Tag der Menschen mit Behinderung „Wir müssen weiterdenken als nur von hier bis zur abgesenkten Bordsteinkante“
Düsseldorf · Anlässlich des internationalen Tages der Menschen mit Behinderung am 3. Dezember warnte die Landesbehindertenbeauftragte Claudia Middendorf vor „Lücken in der Inklusion“. Diese hätten sich vor allem in der Corona-Pandemie aufgetan.
Middendorf sagte am Freitag in Düsseldorf: „Menschen mit Behinderungen sahen sich zum Teil besonderen Entbehrungen ausgesetzt und speziell für Kinder und Jugendlichen war die Corona-Pandemie eine ungewohnte Zeit der Einschränkungen“.
Kinder und Jugendliche mussten wegen der Schließung der Schulen zeitweise zu Hause unterrichtet werden. Sie hätten ganz besonders unter Kontaktbeschränkungen zu ihren Freunden gelitten, sagte die Beauftragte der NRW-Landesregierung für Menschen mit Behinderung. Dabei sei deutlich geworden, dass es noch in vielen Bereichen an Teilhabemöglichkeiten für junge Menschen mit Behinderung mangele. „Kinder und Jugendliche müssen daher entsprechend ihrer Bedarfe und Bedürfnisse individuell gefördert und Barrieren überwunden werden“, betonte Middendorf.

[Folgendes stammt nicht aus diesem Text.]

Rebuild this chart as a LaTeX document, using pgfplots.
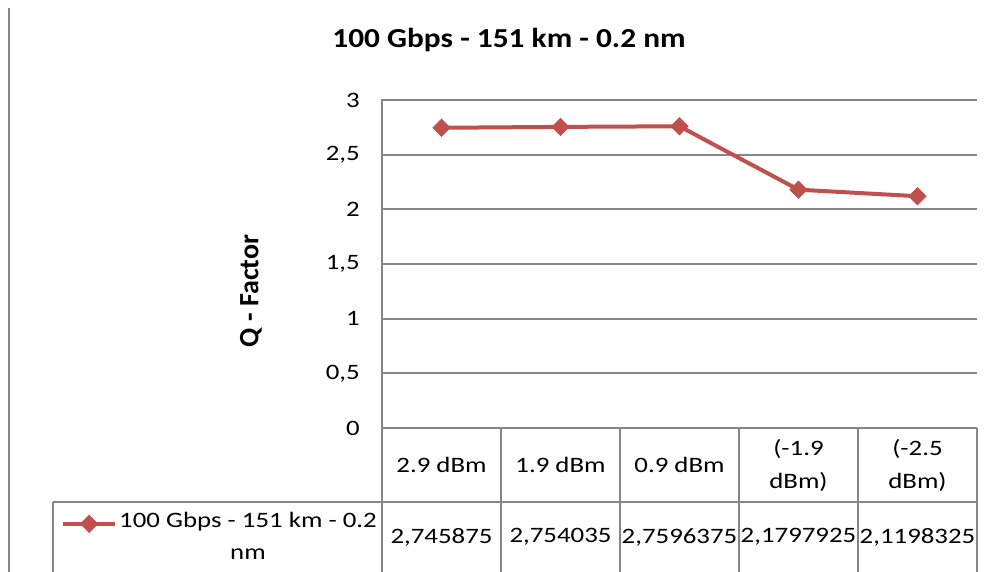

Einen Abbau von Barrieren im Alltag forderte auch die Bundesarbeitsgemeinschaft (BAG) Selbsthilfe. „Unsere Gesellschaft würde viel enger zusammenwachsen und gerechte Lebensbedingungen für alle schaffen, wenn wir bei politischen und gesellschaftlichen Entscheidungsprozessen die Lebenswelten und Bedarfe von Menschen mit Behinderung von Anfang an mit einbeziehen würden“, sagte der Bundesgeschäftsführer der BAG Selbsthilfe, Martin Danner.
In der Gesellschaft sei man „noch lange nicht dort, wo wir laut UN-Behindertenrechtskonvention sein sollten und könnten. Wir müssen gemeinsam weiterdenken als nur 'von hier bis zur abgesenkten Bordsteinkante'!“, mahnte er. Die Inklusion müsse schon bei der Planung von Projekten und Initiativen mitgedacht und umgesetzt werden. Ein nachträglicher Abbau von Barrieren dauere „zumeist immer länger, kostet mehr Geld und ist häufig gar nicht optimal an die Lebenswelt von Menschen mit Behinderung anzupassen“, erklärte Danner.
Auch der Sozialverband VdK in NRW sieht noch Defizite. „Barrierefreiheit ist und bleibt im alltäglichen Leben eben oftmals leider immer noch ein Fremdwort. Selbst da, wo sie gesetzlich geregelt ist“, sagte der VdK-Landesvorsitzende Horst Vöge. In den Bereichen Wohnen, Mobilität, Gesundheitsversorgung und Digitales würden behinderte Personen „immer noch ausgegrenzt“. Zudem werde der Kreis der Betroffenen immer größer: Nach einer aktuellen Statistik ist die Zahl der anerkannt schwerbehinderten Menschen in NRW bis Ende 2021 auf mehr als 1,92 Millionen Menschen angestiegen, das seien fast elf Prozent der Bevölkerung in dem Bundesland.
Für eine gleichberechtigte Teilhabe von Menschen mit Behinderung auch in den Bereichen Sexualität, Schwangerschaft und Familienplanung sprach sich der Verein Donum Vitae aus. Für diese Personengruppe müssten „passgenaue Zugänge der Beratung“ gewährleistet sein. „Eine Partnerschaft eingehen, eine Familie gründen, die freie Entfaltung der Persönlichkeit und der Schutz vor Diskriminierung - das ist für Frauen und Männer mit Behinderung keine Selbstverständlichkeit“, sagte der Bundesvorsitzende von Donum Vitae, Olaf Tyllack.